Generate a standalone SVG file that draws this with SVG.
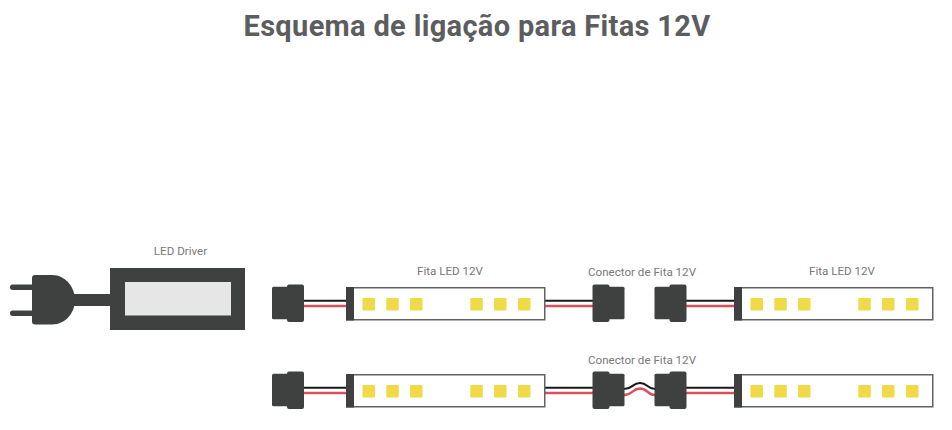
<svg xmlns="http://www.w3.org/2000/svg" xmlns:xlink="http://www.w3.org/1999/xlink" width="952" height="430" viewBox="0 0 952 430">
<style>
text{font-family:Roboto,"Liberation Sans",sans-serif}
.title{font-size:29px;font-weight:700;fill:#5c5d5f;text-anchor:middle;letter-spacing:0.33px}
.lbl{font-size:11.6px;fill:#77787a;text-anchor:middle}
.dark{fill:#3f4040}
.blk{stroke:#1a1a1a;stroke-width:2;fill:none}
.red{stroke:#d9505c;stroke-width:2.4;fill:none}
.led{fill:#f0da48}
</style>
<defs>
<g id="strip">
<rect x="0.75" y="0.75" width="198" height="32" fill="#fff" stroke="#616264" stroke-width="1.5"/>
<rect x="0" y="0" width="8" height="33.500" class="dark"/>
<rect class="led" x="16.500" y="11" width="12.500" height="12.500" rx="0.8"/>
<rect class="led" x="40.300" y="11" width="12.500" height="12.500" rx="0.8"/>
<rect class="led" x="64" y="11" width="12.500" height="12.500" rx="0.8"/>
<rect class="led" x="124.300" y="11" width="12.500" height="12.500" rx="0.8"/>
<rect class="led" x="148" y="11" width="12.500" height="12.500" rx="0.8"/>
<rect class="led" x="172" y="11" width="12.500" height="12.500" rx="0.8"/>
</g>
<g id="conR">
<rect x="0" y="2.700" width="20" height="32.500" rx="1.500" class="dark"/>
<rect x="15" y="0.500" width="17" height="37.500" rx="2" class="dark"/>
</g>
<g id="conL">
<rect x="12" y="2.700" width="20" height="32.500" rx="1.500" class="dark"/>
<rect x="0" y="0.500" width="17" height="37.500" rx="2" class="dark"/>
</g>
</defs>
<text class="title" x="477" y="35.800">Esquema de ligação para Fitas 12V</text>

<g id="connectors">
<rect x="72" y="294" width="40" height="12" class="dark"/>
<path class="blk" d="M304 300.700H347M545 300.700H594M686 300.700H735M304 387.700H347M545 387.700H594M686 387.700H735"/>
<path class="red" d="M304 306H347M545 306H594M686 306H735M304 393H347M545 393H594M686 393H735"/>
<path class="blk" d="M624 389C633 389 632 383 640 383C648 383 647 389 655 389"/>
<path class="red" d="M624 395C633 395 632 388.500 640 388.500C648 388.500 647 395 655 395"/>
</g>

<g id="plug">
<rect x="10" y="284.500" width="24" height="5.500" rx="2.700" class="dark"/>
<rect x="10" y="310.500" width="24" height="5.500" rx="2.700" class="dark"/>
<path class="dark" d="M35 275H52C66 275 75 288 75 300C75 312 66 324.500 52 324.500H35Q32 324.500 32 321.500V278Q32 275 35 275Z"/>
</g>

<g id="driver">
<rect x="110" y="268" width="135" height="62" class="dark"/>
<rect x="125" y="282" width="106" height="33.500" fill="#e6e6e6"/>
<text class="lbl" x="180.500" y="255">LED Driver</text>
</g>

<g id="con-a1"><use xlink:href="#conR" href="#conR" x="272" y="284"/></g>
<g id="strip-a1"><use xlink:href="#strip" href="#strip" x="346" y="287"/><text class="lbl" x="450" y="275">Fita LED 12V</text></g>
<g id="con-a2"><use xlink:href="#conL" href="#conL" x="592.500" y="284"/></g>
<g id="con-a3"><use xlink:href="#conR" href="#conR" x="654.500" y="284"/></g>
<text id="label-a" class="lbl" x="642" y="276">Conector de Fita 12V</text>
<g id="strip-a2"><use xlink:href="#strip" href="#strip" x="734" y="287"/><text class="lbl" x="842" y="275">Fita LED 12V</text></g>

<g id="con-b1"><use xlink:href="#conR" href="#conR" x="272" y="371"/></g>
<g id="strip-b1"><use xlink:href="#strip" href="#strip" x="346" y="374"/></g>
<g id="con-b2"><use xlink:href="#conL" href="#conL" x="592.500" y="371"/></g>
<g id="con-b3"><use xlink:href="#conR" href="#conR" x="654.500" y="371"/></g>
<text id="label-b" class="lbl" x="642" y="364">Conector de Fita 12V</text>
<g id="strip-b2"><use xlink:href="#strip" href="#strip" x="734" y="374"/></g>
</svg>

---

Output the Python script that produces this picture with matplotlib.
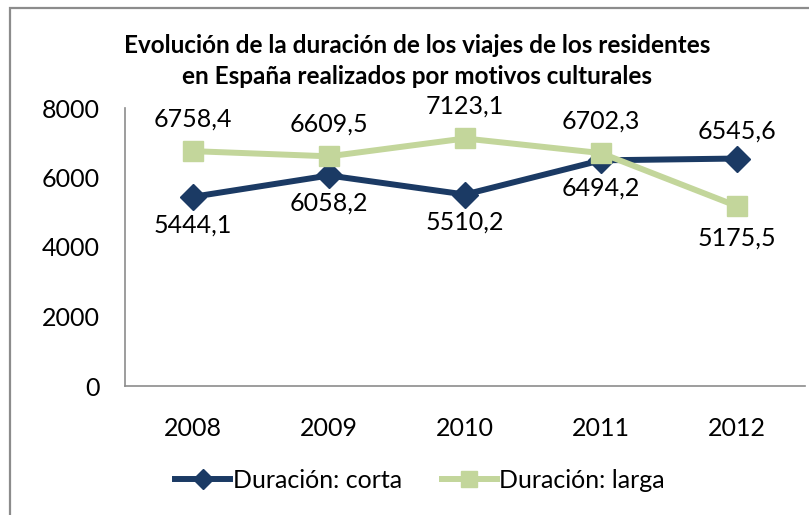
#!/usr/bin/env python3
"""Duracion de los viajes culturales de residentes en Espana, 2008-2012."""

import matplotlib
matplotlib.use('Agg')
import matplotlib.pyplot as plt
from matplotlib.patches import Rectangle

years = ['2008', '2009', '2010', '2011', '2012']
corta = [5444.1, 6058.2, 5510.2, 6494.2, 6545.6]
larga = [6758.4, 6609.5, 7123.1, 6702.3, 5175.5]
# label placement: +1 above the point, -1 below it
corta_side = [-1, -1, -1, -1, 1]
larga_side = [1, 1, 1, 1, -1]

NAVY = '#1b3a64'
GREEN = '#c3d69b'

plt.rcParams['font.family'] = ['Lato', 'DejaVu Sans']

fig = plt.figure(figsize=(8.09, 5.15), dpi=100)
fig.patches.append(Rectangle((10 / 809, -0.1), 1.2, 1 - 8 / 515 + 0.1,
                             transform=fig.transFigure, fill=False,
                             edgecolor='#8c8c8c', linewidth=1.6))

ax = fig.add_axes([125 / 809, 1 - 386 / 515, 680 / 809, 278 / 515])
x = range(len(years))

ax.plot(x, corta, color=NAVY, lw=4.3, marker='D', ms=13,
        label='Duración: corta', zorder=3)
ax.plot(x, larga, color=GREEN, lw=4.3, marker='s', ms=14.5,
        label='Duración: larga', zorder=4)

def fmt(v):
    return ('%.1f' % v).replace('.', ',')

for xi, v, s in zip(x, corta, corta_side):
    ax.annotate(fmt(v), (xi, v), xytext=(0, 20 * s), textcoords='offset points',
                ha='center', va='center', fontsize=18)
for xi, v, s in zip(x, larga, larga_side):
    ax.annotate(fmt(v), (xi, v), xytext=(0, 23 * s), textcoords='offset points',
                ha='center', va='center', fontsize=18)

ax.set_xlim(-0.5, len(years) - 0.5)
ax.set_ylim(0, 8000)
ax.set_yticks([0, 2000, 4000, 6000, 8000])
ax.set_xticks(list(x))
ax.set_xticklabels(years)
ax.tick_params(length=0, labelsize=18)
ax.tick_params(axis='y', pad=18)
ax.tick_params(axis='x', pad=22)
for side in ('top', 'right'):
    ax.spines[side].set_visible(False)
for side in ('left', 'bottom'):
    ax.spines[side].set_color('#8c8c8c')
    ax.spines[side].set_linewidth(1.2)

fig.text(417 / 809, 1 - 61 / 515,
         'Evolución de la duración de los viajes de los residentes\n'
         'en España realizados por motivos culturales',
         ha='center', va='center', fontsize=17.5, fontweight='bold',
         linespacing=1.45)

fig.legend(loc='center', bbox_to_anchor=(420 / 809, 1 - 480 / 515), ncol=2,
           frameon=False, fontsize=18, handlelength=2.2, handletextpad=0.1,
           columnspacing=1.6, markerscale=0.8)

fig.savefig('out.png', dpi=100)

==

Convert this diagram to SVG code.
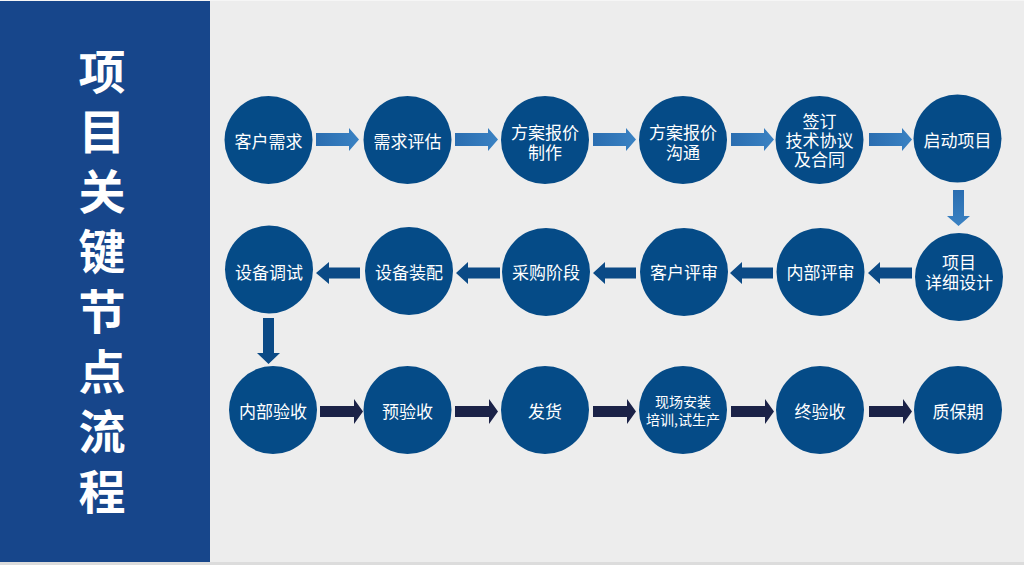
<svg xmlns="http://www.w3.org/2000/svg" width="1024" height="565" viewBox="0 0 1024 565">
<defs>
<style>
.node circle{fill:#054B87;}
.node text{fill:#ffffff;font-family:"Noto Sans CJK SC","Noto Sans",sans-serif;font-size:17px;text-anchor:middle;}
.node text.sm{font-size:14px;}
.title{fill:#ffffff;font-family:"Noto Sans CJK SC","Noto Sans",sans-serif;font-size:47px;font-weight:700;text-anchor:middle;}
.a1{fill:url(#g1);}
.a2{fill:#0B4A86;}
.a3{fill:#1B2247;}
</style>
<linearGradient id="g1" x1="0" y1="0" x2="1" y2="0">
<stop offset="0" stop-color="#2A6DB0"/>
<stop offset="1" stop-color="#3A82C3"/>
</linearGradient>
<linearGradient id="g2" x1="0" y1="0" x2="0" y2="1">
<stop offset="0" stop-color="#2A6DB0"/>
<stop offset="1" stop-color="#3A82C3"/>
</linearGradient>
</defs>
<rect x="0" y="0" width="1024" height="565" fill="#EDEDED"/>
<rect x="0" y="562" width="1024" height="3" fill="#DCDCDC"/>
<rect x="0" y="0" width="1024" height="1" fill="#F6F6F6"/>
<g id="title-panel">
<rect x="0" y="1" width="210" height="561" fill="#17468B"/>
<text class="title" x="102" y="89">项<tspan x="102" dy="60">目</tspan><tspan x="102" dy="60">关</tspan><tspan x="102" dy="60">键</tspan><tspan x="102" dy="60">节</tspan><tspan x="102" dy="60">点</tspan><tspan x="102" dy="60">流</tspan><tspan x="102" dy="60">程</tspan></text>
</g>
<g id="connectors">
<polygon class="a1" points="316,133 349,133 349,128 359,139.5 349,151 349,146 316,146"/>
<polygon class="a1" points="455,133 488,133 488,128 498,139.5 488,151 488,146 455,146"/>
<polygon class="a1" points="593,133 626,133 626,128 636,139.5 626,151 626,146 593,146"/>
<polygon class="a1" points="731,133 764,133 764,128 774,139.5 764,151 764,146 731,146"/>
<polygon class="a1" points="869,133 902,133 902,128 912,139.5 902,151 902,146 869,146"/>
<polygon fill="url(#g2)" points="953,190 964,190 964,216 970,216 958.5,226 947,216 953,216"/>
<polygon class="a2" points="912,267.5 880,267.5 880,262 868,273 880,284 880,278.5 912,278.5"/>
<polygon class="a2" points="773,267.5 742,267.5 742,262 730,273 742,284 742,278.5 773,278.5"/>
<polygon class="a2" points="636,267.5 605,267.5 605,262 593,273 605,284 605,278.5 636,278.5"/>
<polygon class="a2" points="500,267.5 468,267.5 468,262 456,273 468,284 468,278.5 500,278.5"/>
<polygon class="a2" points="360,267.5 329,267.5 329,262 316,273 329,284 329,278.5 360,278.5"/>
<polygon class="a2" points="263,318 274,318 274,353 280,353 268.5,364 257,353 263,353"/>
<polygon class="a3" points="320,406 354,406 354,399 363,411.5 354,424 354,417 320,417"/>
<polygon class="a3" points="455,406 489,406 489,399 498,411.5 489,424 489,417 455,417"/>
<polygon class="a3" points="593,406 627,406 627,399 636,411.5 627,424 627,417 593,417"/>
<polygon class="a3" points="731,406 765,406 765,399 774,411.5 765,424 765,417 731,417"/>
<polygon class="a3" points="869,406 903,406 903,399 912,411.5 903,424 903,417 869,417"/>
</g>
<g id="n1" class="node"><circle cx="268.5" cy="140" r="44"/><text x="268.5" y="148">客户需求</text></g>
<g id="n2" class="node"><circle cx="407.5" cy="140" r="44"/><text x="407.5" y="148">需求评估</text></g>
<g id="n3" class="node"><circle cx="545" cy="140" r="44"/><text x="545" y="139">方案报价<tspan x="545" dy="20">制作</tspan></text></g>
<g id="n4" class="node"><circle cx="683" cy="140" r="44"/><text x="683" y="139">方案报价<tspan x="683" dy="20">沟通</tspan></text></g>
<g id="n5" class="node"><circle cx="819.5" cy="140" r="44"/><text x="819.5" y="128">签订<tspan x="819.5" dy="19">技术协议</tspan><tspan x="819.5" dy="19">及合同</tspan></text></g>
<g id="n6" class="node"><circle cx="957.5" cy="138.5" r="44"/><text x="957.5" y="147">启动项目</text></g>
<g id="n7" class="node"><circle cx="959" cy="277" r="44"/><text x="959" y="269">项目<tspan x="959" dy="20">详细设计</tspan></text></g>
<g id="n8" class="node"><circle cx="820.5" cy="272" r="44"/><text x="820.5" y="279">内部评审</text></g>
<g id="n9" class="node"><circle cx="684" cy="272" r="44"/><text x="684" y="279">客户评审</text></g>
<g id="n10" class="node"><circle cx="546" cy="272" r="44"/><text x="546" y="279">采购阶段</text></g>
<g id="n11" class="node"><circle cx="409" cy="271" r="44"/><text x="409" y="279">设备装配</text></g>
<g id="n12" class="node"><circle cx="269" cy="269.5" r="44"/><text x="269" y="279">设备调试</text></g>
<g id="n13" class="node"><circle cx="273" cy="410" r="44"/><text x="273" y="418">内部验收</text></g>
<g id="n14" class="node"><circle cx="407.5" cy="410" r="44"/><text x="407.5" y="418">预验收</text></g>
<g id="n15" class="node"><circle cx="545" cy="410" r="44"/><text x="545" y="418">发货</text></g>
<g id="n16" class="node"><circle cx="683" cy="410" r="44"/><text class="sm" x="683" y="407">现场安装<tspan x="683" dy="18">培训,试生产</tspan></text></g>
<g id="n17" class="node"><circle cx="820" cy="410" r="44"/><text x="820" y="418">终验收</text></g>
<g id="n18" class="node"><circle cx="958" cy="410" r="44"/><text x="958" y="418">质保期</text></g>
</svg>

▸ Exercise objective
Transcribe, leaving out pictures, each line from the one containing "Output the Python" through the one containing "from matplotlib.patches import Rectangle".

▸ The solution
Output the Python script that produces this picture with matplotlib.
#!/usr/bin/env python3
"""Duracion de los viajes culturales de residentes en Espana, 2008-2012."""

import matplotlib
matplotlib.use('Agg')
import matplotlib.pyplot as plt
from matplotlib.patches import Rectangle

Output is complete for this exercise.